__What is needed__
The line containing "0.640,0.620,0.610,0.560];" marks the end: extract everything from the first line of the data through that line, exactly, with no pictures.

__Data excerpt__
-*-

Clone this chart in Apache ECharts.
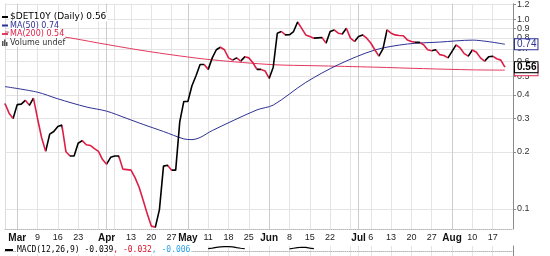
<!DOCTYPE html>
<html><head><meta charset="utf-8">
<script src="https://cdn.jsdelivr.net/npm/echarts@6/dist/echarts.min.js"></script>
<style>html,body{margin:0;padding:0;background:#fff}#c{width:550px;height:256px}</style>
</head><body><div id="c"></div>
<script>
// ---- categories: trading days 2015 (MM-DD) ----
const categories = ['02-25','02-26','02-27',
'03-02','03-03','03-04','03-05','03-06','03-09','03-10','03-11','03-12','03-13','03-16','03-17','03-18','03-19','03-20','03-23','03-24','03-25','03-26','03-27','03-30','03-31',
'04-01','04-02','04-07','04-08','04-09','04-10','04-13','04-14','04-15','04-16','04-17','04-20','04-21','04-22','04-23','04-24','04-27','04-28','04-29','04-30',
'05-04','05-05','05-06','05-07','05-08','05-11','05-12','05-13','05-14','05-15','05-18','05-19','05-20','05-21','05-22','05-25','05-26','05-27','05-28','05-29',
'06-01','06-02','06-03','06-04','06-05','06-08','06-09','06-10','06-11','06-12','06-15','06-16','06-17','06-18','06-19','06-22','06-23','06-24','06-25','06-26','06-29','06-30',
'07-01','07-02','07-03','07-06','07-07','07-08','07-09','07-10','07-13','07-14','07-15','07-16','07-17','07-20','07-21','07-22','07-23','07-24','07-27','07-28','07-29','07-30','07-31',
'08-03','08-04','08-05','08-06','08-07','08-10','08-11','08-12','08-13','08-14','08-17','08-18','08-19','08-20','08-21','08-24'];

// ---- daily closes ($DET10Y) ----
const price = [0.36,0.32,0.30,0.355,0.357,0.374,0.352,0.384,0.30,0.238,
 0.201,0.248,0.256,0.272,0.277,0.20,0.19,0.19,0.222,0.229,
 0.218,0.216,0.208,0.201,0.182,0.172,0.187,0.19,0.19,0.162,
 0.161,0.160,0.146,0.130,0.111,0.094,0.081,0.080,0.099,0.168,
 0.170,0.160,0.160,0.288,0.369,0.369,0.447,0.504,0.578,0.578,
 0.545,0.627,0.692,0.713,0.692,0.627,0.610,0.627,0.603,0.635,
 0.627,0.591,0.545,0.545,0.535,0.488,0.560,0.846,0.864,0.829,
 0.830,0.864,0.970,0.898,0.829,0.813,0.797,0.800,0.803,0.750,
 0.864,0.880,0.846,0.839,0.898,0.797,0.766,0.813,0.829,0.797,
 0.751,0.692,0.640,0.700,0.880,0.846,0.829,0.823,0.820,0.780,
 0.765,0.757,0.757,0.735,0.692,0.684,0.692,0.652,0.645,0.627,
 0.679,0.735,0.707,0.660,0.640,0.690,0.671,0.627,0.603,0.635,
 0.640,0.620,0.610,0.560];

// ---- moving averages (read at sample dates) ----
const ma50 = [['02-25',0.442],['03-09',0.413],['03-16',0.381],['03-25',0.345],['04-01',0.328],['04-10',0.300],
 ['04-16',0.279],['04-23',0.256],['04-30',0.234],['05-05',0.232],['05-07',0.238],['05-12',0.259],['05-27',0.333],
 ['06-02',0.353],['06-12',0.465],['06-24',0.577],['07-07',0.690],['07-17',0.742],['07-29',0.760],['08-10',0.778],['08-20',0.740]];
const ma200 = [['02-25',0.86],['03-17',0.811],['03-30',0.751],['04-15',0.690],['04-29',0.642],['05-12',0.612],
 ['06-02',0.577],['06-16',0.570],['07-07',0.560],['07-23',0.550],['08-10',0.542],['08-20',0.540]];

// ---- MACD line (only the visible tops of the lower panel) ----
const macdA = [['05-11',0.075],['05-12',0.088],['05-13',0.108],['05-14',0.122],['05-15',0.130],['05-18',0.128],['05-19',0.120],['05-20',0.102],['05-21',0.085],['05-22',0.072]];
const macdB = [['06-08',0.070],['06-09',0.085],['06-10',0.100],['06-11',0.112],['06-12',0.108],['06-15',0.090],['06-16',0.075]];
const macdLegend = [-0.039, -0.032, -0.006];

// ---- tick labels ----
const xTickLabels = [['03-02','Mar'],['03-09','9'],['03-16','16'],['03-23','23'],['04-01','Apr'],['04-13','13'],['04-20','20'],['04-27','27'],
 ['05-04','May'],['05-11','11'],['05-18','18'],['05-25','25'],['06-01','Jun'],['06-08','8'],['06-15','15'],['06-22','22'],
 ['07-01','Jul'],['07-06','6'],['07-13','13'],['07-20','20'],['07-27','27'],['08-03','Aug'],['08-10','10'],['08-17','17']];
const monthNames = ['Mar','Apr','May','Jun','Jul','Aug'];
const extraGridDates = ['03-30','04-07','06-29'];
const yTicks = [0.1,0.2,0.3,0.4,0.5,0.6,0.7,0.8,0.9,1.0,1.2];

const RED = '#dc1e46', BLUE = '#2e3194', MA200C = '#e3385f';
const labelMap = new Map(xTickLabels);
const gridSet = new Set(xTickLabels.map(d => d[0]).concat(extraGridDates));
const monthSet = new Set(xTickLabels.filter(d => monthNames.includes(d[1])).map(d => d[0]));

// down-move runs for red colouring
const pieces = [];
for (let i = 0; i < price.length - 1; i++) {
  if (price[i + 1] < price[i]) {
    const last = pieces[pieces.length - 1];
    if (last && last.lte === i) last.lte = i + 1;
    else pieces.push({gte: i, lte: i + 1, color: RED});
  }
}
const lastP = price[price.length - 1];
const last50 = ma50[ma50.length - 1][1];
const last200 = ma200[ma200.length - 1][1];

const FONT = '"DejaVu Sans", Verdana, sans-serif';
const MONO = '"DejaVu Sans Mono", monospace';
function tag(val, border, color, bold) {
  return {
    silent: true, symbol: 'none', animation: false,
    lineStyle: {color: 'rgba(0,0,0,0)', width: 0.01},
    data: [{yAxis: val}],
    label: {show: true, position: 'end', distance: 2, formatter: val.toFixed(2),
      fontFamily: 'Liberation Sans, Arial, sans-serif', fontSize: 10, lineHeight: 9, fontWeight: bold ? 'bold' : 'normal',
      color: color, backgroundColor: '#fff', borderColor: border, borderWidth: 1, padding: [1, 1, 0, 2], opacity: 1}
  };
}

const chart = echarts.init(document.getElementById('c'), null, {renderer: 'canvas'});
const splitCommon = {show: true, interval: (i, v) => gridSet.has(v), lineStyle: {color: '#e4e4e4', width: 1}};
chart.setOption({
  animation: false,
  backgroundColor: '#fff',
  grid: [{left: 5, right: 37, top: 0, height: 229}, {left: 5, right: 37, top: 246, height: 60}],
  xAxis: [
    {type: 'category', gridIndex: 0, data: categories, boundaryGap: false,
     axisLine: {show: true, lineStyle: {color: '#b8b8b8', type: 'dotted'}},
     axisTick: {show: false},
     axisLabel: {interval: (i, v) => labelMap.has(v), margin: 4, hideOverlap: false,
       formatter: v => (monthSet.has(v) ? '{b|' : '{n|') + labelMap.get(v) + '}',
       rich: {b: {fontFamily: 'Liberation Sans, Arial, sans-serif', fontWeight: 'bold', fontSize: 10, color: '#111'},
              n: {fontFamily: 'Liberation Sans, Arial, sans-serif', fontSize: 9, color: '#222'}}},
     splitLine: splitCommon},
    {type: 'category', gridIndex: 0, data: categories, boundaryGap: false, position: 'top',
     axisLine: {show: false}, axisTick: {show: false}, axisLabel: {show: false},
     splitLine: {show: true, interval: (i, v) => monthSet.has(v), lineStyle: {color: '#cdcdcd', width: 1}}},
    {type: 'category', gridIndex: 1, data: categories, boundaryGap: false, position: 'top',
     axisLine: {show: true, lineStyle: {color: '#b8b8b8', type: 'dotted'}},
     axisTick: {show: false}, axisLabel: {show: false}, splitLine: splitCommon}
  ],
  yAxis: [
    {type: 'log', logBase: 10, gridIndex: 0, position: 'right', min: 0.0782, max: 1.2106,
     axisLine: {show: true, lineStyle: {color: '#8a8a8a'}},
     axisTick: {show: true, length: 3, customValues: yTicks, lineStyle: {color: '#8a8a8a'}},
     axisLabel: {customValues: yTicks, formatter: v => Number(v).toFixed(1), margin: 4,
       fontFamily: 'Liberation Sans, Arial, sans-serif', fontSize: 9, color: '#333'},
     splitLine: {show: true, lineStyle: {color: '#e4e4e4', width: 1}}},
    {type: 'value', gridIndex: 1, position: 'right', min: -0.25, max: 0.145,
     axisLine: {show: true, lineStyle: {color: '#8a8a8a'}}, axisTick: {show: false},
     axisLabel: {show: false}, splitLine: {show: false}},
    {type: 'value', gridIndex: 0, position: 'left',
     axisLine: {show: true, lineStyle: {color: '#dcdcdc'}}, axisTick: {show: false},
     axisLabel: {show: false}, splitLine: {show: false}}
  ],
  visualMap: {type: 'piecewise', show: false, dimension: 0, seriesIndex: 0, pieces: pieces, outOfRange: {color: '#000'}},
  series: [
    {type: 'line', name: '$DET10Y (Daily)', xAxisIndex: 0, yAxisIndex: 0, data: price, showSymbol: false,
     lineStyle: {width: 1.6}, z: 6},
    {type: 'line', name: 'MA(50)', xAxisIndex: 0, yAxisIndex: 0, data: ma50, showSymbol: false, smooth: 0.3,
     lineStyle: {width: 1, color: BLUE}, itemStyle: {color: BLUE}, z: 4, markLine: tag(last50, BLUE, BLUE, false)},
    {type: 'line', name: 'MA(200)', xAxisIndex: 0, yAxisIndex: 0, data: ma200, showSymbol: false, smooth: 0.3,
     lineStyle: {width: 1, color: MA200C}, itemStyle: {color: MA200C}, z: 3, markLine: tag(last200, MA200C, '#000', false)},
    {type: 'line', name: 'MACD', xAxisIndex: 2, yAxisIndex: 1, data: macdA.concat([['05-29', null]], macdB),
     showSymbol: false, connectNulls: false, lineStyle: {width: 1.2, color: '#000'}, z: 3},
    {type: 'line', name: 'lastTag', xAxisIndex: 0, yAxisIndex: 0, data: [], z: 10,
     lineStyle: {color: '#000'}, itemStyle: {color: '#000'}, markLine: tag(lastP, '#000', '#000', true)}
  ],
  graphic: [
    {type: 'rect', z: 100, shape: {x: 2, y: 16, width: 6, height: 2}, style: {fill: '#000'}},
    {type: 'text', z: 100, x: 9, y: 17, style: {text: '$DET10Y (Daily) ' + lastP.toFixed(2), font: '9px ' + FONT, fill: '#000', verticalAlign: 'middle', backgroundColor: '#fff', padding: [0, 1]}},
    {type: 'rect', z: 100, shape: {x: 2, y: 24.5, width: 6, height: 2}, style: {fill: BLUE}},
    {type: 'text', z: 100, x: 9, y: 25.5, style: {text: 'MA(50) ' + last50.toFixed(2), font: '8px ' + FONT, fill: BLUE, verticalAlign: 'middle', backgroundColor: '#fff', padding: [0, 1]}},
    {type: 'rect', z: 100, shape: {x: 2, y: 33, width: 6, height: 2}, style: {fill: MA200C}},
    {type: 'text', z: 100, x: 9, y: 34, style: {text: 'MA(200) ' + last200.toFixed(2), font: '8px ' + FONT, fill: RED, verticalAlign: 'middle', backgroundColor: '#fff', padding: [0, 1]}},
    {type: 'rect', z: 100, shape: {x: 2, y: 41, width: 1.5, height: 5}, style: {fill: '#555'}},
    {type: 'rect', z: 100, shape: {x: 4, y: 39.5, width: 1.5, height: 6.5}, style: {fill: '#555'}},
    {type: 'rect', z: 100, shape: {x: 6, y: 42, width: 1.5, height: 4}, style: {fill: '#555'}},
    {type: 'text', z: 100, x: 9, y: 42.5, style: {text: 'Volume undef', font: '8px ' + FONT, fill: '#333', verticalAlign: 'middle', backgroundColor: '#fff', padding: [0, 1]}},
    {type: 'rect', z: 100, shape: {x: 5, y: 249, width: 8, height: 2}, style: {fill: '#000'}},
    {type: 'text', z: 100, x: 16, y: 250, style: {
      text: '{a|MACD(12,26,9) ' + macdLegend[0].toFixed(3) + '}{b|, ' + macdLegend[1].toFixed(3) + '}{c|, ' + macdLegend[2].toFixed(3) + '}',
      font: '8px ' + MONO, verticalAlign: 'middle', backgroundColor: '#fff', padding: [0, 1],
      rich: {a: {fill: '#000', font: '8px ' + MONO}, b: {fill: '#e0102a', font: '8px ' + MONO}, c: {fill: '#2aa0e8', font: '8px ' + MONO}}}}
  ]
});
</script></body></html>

-*-

__Output of the exercise__
Clone this chart in Apache ECharts.
<!DOCTYPE html>
<html><head><meta charset="utf-8">
<script src="https://cdn.jsdelivr.net/npm/echarts@6/dist/echarts.min.js"></script>
<style>html,body{margin:0;padding:0;background:#fff}#c{width:550px;height:256px}</style>
</head><body><div id="c"></div>
<script>
// ---- categories: trading days 2015 (MM-DD) ----
const categories = ['02-25','02-26','02-27',
'03-02','03-03','03-04','03-05','03-06','03-09','03-10','03-11','03-12','03-13','03-16','03-17','03-18','03-19','03-20','03-23','03-24','03-25','03-26','03-27','03-30','03-31',
'04-01','04-02','04-07','04-08','04-09','04-10','04-13','04-14','04-15','04-16','04-17','04-20','04-21','04-22','04-23','04-24','04-27','04-28','04-29','04-30',
'05-04','05-05','05-06','05-07','05-08','05-11','05-12','05-13','05-14','05-15','05-18','05-19','05-20','05-21','05-22','05-25','05-26','05-27','05-28','05-29',
'06-01','06-02','06-03','06-04','06-05','06-08','06-09','06-10','06-11','06-12','06-15','06-16','06-17','06-18','06-19','06-22','06-23','06-24','06-25','06-26','06-29','06-30',
'07-01','07-02','07-03','07-06','07-07','07-08','07-09','07-10','07-13','07-14','07-15','07-16','07-17','07-20','07-21','07-22','07-23','07-24','07-27','07-28','07-29','07-30','07-31',
'08-03','08-04','08-05','08-06','08-07','08-10','08-11','08-12','08-13','08-14','08-17','08-18','08-19','08-20','08-21','08-24'];

// ---- daily closes ($DET10Y) ----
const price = [0.36,0.32,0.30,0.355,0.357,0.374,0.352,0.384,0.30,0.238,
 0.201,0.248,0.256,0.272,0.277,0.20,0.19,0.19,0.222,0.229,
 0.218,0.216,0.208,0.201,0.182,0.172,0.187,0.19,0.19,0.162,
 0.161,0.160,0.146,0.130,0.111,0.094,0.081,0.080,0.099,0.168,
 0.170,0.160,0.160,0.288,0.369,0.369,0.447,0.504,0.578,0.578,
 0.545,0.627,0.692,0.713,0.692,0.627,0.610,0.627,0.603,0.635,
 0.627,0.591,0.545,0.545,0.535,0.488,0.560,0.846,0.864,0.829,
 0.830,0.864,0.970,0.898,0.829,0.813,0.797,0.800,0.803,0.750,
 0.864,0.880,0.846,0.839,0.898,0.797,0.766,0.813,0.829,0.797,
 0.751,0.692,0.640,0.700,0.880,0.846,0.829,0.823,0.820,0.780,
 0.765,0.757,0.757,0.735,0.692,0.684,0.692,0.652,0.645,0.627,
 0.679,0.735,0.707,0.660,0.640,0.690,0.671,0.627,0.603,0.635,
 0.640,0.620,0.610,0.560];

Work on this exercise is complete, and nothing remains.